(Work to do)
Print exactly the lines running from the one that holds "Give me the" through the one that holds "import seaborn as sns", please, and leave the pictures out.

:: Data provided

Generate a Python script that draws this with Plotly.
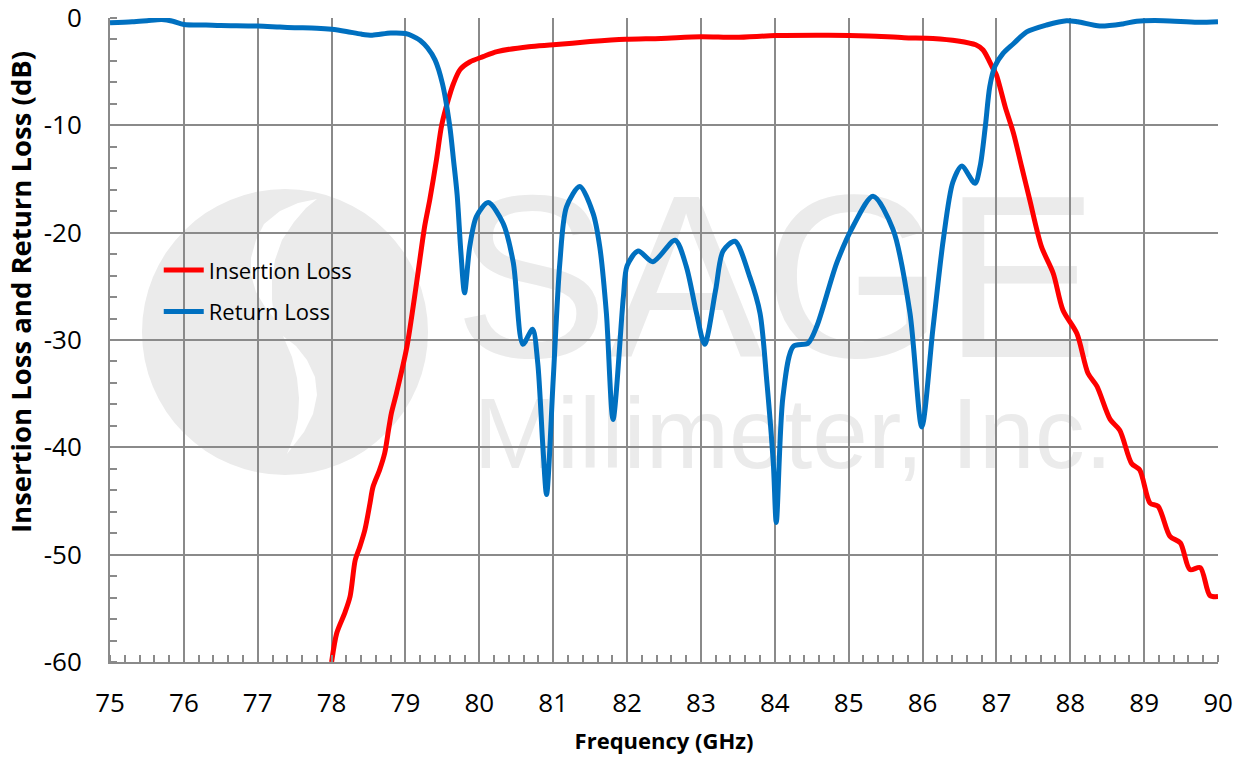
import plotly.graph_objects as go

# ---------------- data ----------------
rl_freq = [75.0, 75.3, 75.5, 75.7, 75.85, 76.0, 76.3, 76.5, 77.0, 77.3, 77.5, 77.8, 78.0, 78.2, 78.4,
           78.55, 78.8, 79.0, 79.1, 79.2, 79.3, 79.4, 79.5, 79.6, 79.65, 79.7, 79.75, 79.8, 79.87,
           79.96, 80.12, 80.32, 80.46, 80.59, 80.72, 80.79, 80.86, 80.91, 81.0, 81.09, 81.18, 81.36,
           81.54, 81.63, 81.72, 81.81, 81.95, 82.0, 82.15, 82.35, 82.65, 82.8, 82.94, 83.05, 83.2,
           83.3, 83.46, 83.66, 83.8, 83.89, 83.98, 84.02, 84.11, 84.25, 84.45, 84.57, 84.84, 85.06,
           85.33, 85.6, 85.83, 85.99, 86.14, 86.28, 86.41, 86.53, 86.71, 86.78, 86.85, 86.91, 86.98,
           87.09, 87.23, 87.41, 87.68, 87.95, 88.1, 88.4, 88.71, 88.9, 89.26, 89.72, 90.0]
rl_db = [-0.45, -0.35, -0.25, -0.15, -0.3, -0.6, -0.65, -0.7, -0.75, -0.85, -0.9, -0.95, -1.05, -1.25, -1.5,
         -1.6, -1.4, -1.45, -1.7, -2.1, -2.8, -3.9, -6.1, -10.1, -13.2, -16.5, -21.8, -25.6, -21.3,
         -18.5, -17.2, -19.1, -22.8, -30.4, -29.0, -32.1, -39.9, -44.4, -33.7, -22.8, -17.6, -15.7,
         -18.2, -21.3, -27.5, -37.4, -26.0, -23.1, -21.7, -22.7, -20.7, -23.1, -27.5, -30.4, -25.3,
         -21.7, -20.8, -24.1, -27.5, -33.7, -41.5, -47.0, -35.3, -30.6, -30.3, -28.7, -22.8, -19.4,
         -16.6, -19.7, -27.5, -38.1, -29.0, -20.7, -15.3, -13.8, -15.4, -13.8, -10.1, -6.4, -4.5,
         -3.3, -2.4, -1.3, -0.65, -0.25, -0.35, -0.75, -0.55, -0.3, -0.25, -0.4, -0.35]

il_freq = [78.0, 78.07, 78.18, 78.25, 78.32, 78.38, 78.45, 78.52, 78.56, 78.65, 78.72, 78.77, 78.81,
           78.88, 79.02, 79.15, 79.26, 79.33, 79.42, 79.49, 79.58, 79.65, 79.74, 79.87, 80.05, 80.24,
           80.67, 81.0, 81.5, 81.98, 82.46, 83.0, 83.47, 84.01, 84.73, 85.27, 85.75, 86.14, 86.48,
           86.72, 86.82, 86.96, 87.0, 87.12, 87.23, 87.34, 87.45, 87.61, 87.77, 87.9, 88.09, 88.24,
           88.36, 88.54, 88.67, 88.83, 88.94, 89.08, 89.19, 89.35, 89.49, 89.62, 89.76, 89.89, 90.0]
il_db = [-60.0, -57.3, -55.4, -53.9, -50.5, -49.3, -47.7, -45.2, -43.7, -42.1, -40.5, -38.4, -36.8,
         -34.9, -30.6, -24.7, -19.4, -16.9, -13.2, -10.0, -7.6, -6.1, -4.8, -4.1, -3.6, -3.13,
         -2.67, -2.5, -2.2, -1.98, -1.9, -1.74, -1.8, -1.64, -1.6, -1.67, -1.83, -1.9, -2.14,
         -2.5, -2.98, -4.8, -5.3, -8.3, -10.7, -13.8, -16.9, -21.3, -23.8, -27.2, -29.4, -33.1,
         -34.3, -37.4, -38.4, -41.5, -42.1, -45.2, -45.5, -48.3, -48.9, -51.4, -51.2, -53.8, -53.9]

x_ticks = [75, 76, 77, 78, 79, 80, 81, 82, 83, 84, 85, 86, 87, 88, 89, 90]
y_ticks = [0, -10, -20, -30, -40, -50, -60]

# ---------------- layout helpers (pixel -> data for watermark decoration) ----------------
X0, X1, Y0, Y1 = 110, 1218, 18, 662


def px2x(px):
    return 75 + (px - X0) * 15 / (X1 - X0)


def px2y(py):
    return -(py - Y0) * 60 / (Y1 - Y0)


def path_from_px(pts):
    return "M " + " L ".join(f"{px2x(a):.4f},{px2y(b):.4f}" for a, b in pts) + " Z"


WM = "#ebebeb"
FONT = "Open Sans"
GRID = "#8a8a8a"

fig = go.Figure()

fig.add_trace(go.Scatter(x=il_freq, y=il_db, mode="lines", name="Insertion Loss",
                         line=dict(color="#ff0000", width=5, shape="spline", smoothing=0.8),
                         legendgroup="a"))
fig.add_trace(go.Scatter(x=rl_freq, y=rl_db, mode="lines", name="Return Loss",
                         line=dict(color="#0070c0", width=5, shape="spline", smoothing=0.8),
                         legendgroup="b"))

shapes = []
# logo circle
shapes.append(dict(type="circle", xref="x", yref="y", layer="below",
                   x0=px2x(142), x1=px2x(428), y0=px2y(189), y1=px2y(475),
                   fillcolor=WM, line=dict(width=0)))
# white crescents of the logo
upper = [(317, 199), (298, 203), (280, 211), (264, 224), (256, 240), (251, 258), (251, 275),
         (256, 292), (265, 307), (274, 318), (272, 300), (272, 280), (275, 260), (282, 240),
         (294, 222), (306, 208)]
lower = [(283, 336), (296, 346), (307, 360), (315, 377), (317, 395), (313, 414), (304, 432),
         (287, 454), (294, 436), (298, 418), (299, 398), (297, 378), (292, 357)]
shapes.append(dict(type="path", xref="x", yref="y", layer="below", path=path_from_px(upper),
                   fillcolor="white", line=dict(width=0)))
shapes.append(dict(type="path", xref="x", yref="y", layer="below", path=path_from_px(lower),
                   fillcolor="white", line=dict(width=0)))
# watermark texts
shapes.append(dict(type="rect", xref="x", yref="y", layer="below",
                   x0=px2x(452), x1=px2x(1100), y0=px2y(166), y1=px2y(342),
                   fillcolor="rgba(0,0,0,0)", line=dict(width=0),
                   label=dict(text="SAGE", textposition="middle center",
                              font=dict(family="Liberation Sans", size=232, color=WM))))
shapes.append(dict(type="rect", xref="x", yref="y", layer="below",
                   x0=px2x(458), x1=px2x(1128), y0=px2y(388), y1=px2y(460),
                   fillcolor="rgba(0,0,0,0)", line=dict(width=0),
                   label=dict(text="Millimeter, Inc.", textposition="middle center",
                              font=dict(family="Liberation Sans", size=100, color=WM))))

fig.update_layout(
    width=1244, height=760,
    margin=dict(l=X0, r=1244 - X1, t=Y0, b=760 - Y1, pad=0, autoexpand=False),
    paper_bgcolor="white", plot_bgcolor="white",
    font=dict(family=FONT, color="black"),
    shapes=shapes,
    showlegend=True,
    legend=dict(x=0.044, y=0.641, xanchor="left", yanchor="top", bgcolor="rgba(0,0,0,0)",
                font=dict(family=FONT, size=22, color="black"), traceorder="grouped",
                tracegroupgap=10, itemwidth=40),
    xaxis=dict(range=[75, 90], tickvals=x_ticks, ticktext=[str(v) for v in x_ticks],
               automargin=False, ticklabeloverflow="allow",
               showgrid=True, gridcolor=GRID, gridwidth=2, showline=True, linecolor=GRID,
               linewidth=2, ticks="", tickfont=dict(family=FONT, size=26, color="black"),
               ticklabelstandoff=17,
               minor=dict(dtick=0.2, tick0=75, ticks="inside", ticklen=7, tickcolor=GRID,
                          tickwidth=2, showgrid=False),
               title=dict(text="<b>Frequency (GHz)</b>", font=dict(family=FONT, size=22), standoff=14),
               zeroline=False),
    yaxis=dict(range=[-60, 0], tickvals=y_ticks, ticktext=[str(v) for v in y_ticks],
               automargin=False, ticklabeloverflow="allow",
               showgrid=True, gridcolor=GRID, gridwidth=2, showline=True, linecolor=GRID,
               linewidth=2, ticks="", tickfont=dict(family=FONT, size=26, color="black"),
               ticklabelstandoff=21,
               minor=dict(dtick=2, tick0=0, ticks="inside", ticklen=7, tickcolor=GRID,
                          tickwidth=2, showgrid=False),
               zeroline=False),
    annotations=[dict(text="<b>Insertion Loss and Return Loss (dB)</b>", textangle=-90,
                      xref="paper", yref="paper", x=(20 - X0) / (X1 - X0),
                      y=1 - (292 - Y0) / (Y1 - Y0), xanchor="center", yanchor="middle",
                      showarrow=False, font=dict(family=FONT, size=27.5, color="black"))],
)

fig.write_html("out.html", config={"displayModeBar": False},
               post_script="document.body.style.margin='0px';")
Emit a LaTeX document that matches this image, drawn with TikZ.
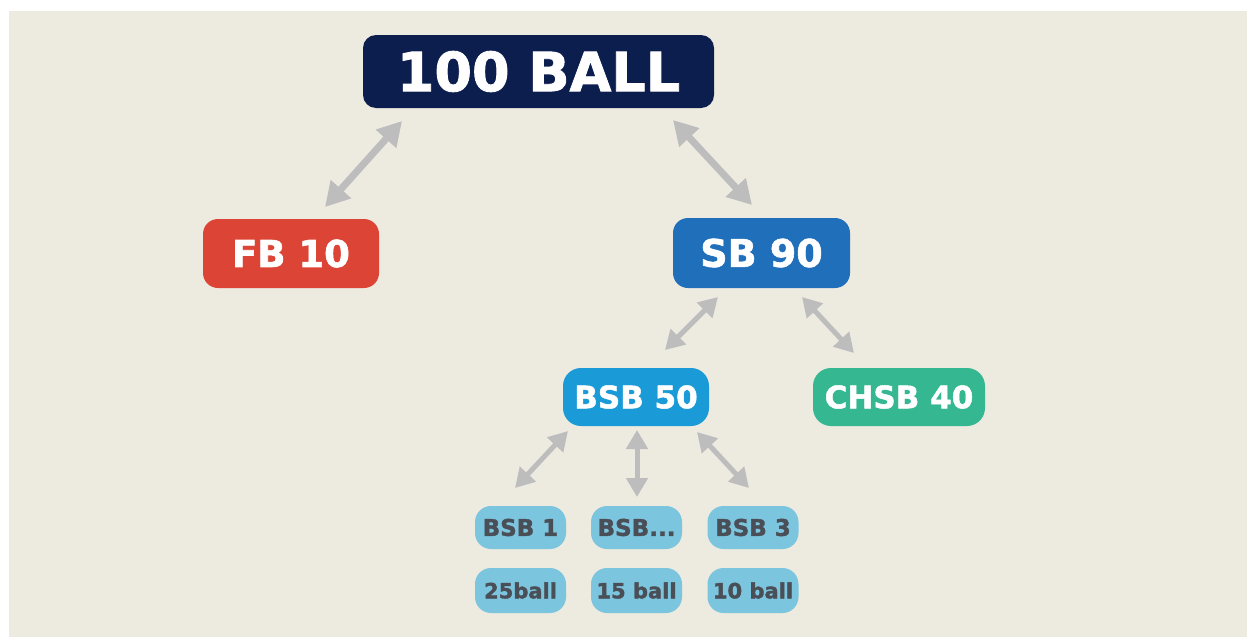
\documentclass[tikz,border=0pt]{standalone}
\usepackage{fontspec}
\setmainfont{DejaVu Sans}[BoldFeatures={FakeBold=1.6}]
\usetikzlibrary{arrows.meta}
\definecolor{bgpanel}{HTML}{EDEAE0}
\definecolor{navy}{HTML}{0C1E4E}
\definecolor{fbred}{HTML}{DC4536}
\definecolor{sbblue}{HTML}{1F6FBA}
\definecolor{bsbblue}{HTML}{1A9BD7}
\definecolor{chgreen}{HTML}{35B891}
\definecolor{smallbox}{HTML}{7CC5DF}
\definecolor{smalltext}{HTML}{4A4E56}
\definecolor{arrowgray}{HTML}{BDBDBD}
\tikzset{
  boxnode/.style={rectangle, inner sep=0pt, text=white, font=\bfseries},
  smallnode/.style={rectangle, inner sep=0pt, fill=smallbox, text=smalltext, rounded corners=16pt, minimum width=91pt},
  bigarrow/.style={draw=arrowgray, line width=7pt, {Triangle[length=24pt,width=26pt]}-{Triangle[length=24pt,width=26pt]}},
  smallarrow/.style={draw=arrowgray, line width=5pt, {Triangle[length=19pt,width=21pt]}-{Triangle[length=19pt,width=21pt]}}
}
\begin{document}
\begin{tikzpicture}[x=1pt,y=-1pt]
\useasboundingbox (0,0) rectangle (1247,637);
\fill[white] (0,0) rectangle (1247,637);
\fill[bgpanel] (9,11) rectangle (1247,637);

\node[boxnode, fill=navy, rounded corners=13pt, minimum width=351pt, minimum height=73pt, font=\bfseries\fontsize{54}{60}\selectfont] (top) at (538.5,71.5) {100 BALL};
\node[boxnode, fill=fbred, rounded corners=15pt, minimum width=176pt, minimum height=69pt, font=\bfseries\fontsize{37}{44}\selectfont] (fb) at (291,253.5) {FB 10};
\node[boxnode, fill=sbblue, rounded corners=15pt, minimum width=177pt, minimum height=70pt, font=\bfseries\fontsize{38}{44}\selectfont] (sb) at (761.5,253) {SB 90};
\node[boxnode, fill=bsbblue, rounded corners=18pt, minimum width=146pt, minimum height=58pt, font=\bfseries\fontsize{31}{36}\selectfont] (bsb) at (636,397) {BSB 50};
\node[boxnode, fill=chgreen, rounded corners=18pt, minimum width=172pt, minimum height=58pt, font=\bfseries\fontsize{31}{36}\selectfont] (chsb) at (899,397) {CHSB 40};

\node[smallnode, minimum height=43pt, font=\bfseries\fontsize{23}{28}\selectfont] (b1) at (520.5,527.5) {BSB 1};
\node[smallnode, minimum height=43pt, font=\bfseries\fontsize{23}{28}\selectfont] (b2) at (636.5,527.5) {BSB...};
\node[smallnode, minimum height=43pt, font=\bfseries\fontsize{23}{28}\selectfont] (b3) at (753,527.5) {BSB 3};
\node[smallnode, minimum height=45pt, font=\bfseries\fontsize{21}{26}\selectfont] (c1) at (520.5,590.5) {25ball};
\node[smallnode, minimum height=45pt, font=\bfseries\fontsize{21}{26}\selectfont] (c2) at (636.5,590.5) {15 ball};
\node[smallnode, minimum height=45pt, font=\bfseries\fontsize{21}{26}\selectfont] (c3) at (753,590.5) {10 ball};

\coordinate (a1s) at (402,121);
\coordinate (a1e) at (325,207);
\coordinate (a2s) at (673,120);
\coordinate (a2e) at (752,205);
\coordinate (a3s) at (718,297);
\coordinate (a3e) at (665,350);
\coordinate (a4s) at (802,297);
\coordinate (a4e) at (854,353);
\coordinate (a5s) at (568,431);
\coordinate (a5e) at (515,488);
\coordinate (a6s) at (637,430);
\coordinate (a6e) at (637,497);
\coordinate (a7s) at (697,432);
\coordinate (a7e) at (749,488);

\draw[bigarrow] (a1s) -- (a1e);
\draw[bigarrow] (a2s) -- (a2e);
\draw[smallarrow] (a3s) -- (a3e);
\draw[smallarrow] (a4s) -- (a4e);
\draw[smallarrow] (a5s) -- (a5e);
\draw[smallarrow] (a6s) -- (a6e);
\draw[smallarrow] (a7s) -- (a7e);
\end{tikzpicture}
\end{document}
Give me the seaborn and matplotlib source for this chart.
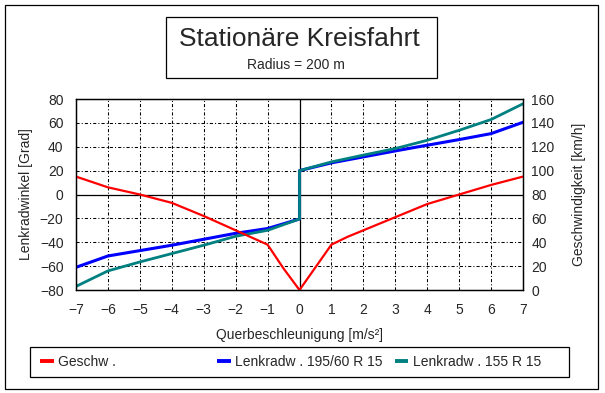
import matplotlib
matplotlib.use("Agg")
import matplotlib.pyplot as plt
from matplotlib.patches import Rectangle
import seaborn as sns

# Querbeschleunigung [m/s^2] for the speed curve
accel = [-7, -6, -5, -4, -3, -2, -1.5, -1, -0.5, 0, 0.5, 1, 1.5, 2, 3, 4, 5, 6, 7]
speed = [95, 86, 80, 73, 62, 50, 44, 38, 18, 0, 19, 38, 44.5, 50, 61, 72, 80, 88, 95]

# steering wheel angle (jump at 0)
steer_x = [-7, -6, -5, -4, -3, -2, -1, 0, 0, 1, 2, 3, 4, 5, 6, 7]
steer_195 = [-61, -51.5, -47, -42.5, -37.5, -32.5, -28.5, -20.5, 20, 26.5, 31.5, 36.5, 41.3, 46, 51, 60.5]
steer_155 = [-77, -64, -56.5, -49.5, -42.5, -35, -30, -20.5, 20, 27.3, 33, 38.5, 45.4, 53.8, 62.8, 76]

x_ticks = list(range(-7, 8))
left_ticks = list(range(-80, 81, 20))
right_ticks = list(range(0, 161, 20))

sns.set_style("white")
plt.rcParams["font.family"] = ["Liberation Sans", "DejaVu Sans"]
plt.rcParams["font.size"] = 10

W, H = 605, 393
fig = plt.figure(figsize=(W / 100, H / 100), dpi=100)
fig.patch.set_facecolor("white")

ax = fig.add_axes([76 / W, 1 - 290 / H, 447 / W, 191 / H])
ax2 = ax.twinx()

sns.lineplot(x=steer_x, y=steer_195, ax=ax, color="#0000FF", linewidth=2.2,
             estimator=None, sort=False, legend=False)
h_blue = ax.lines[-1]
sns.lineplot(x=steer_x, y=steer_155, ax=ax, color="#008080", linewidth=2.0,
             estimator=None, sort=False, legend=False)
h_teal = ax.lines[-1]
sns.lineplot(x=accel, y=speed, ax=ax2, color="#FF0000", linewidth=1.6,
             estimator=None, sort=False, legend=False)
h_red = ax2.lines[-1]

ax.set_xlim(-7, 7)
ax.set_ylim(-80, 80)
ax2.set_ylim(0, 160)
ax.set_xticks(x_ticks)
ax.set_yticks(left_ticks)
ax2.set_yticks(right_ticks)

ax.grid(True, color="black", linestyle=(0, (3, 2, 1, 2)), linewidth=0.75)
ax.axhline(0, color="black", linewidth=0.9, zorder=1)
ax.axvline(0, color="black", linewidth=0.9, zorder=1)
ax2.grid(False)

for a in (ax, ax2):
    for s in a.spines.values():
        s.set_color("black")
        s.set_linewidth(0.9)
ax.tick_params(axis="x", length=0, pad=9, labelsize=10)
ax.tick_params(axis="y", length=0, pad=9, labelsize=10)
ax2.tick_params(axis="y", length=0, pad=6, labelsize=10)

ax.set_xlabel("Querbeschleunigung [m/s²]", fontsize=10)
ax.xaxis.set_label_coords(0.5, -0.197)
ax.set_ylabel("Lenkradwinkel [Grad]", fontsize=10)
ax.yaxis.set_label_coords(-0.097, 0.5)
ax2.set_ylabel("Geschwindigkeit [km/h]", fontsize=10)
ax2.yaxis.set_label_coords(1.109, 0.5)

# outer frame
fig.add_artist(Rectangle((4.5 / W, 1 - 389 / H), 593.5 / W, 384 / H,
                         transform=fig.transFigure, fill=False, ec="black", lw=0.9))
# title box
fig.add_artist(Rectangle((166 / W, 1 - 78.3 / H), 271 / W, 61.6 / H,
                         transform=fig.transFigure, fill=False, ec="black", lw=0.9))
fig.text(299.5 / W, 1 - 46.5 / H, "Stationäre Kreisfahrt", ha="center", va="baseline", fontsize=19)
fig.text(296 / W, 1 - 69 / H, "Radius = 200 m", ha="center", va="baseline", fontsize=10)

# legend box
fig.add_artist(Rectangle((30 / W, 1 - 376.7 / H), 538.6 / W, 29.4 / H,
                         transform=fig.transFigure, fill=False, ec="black", lw=0.9))
entries = [(h_red, "Geschw .", 40), (h_blue, "Lenkradw . 195/60 R 15", 217),
           (h_teal, "Lenkradw . 155 R 15", 394.5)]
for handle, label, xpos in entries:
    lg = fig.legend([handle], [label], loc="center left",
                    bbox_to_anchor=(xpos / W, 1 - 362 / H), frameon=False,
                    borderpad=0, borderaxespad=0, handlelength=1.0,
                    handletextpad=0.33, fontsize=10)
    for ln in lg.get_lines():
        ln.set_linewidth(2.8)
        ln.set_solid_capstyle("butt")

fig.savefig("out.png", dpi=100)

::::

(Completed exercise)
Give me the seaborn and matplotlib source for this chart.
import matplotlib
matplotlib.use("Agg")
import matplotlib.pyplot as plt
from matplotlib.patches import Rectangle
import seaborn as sns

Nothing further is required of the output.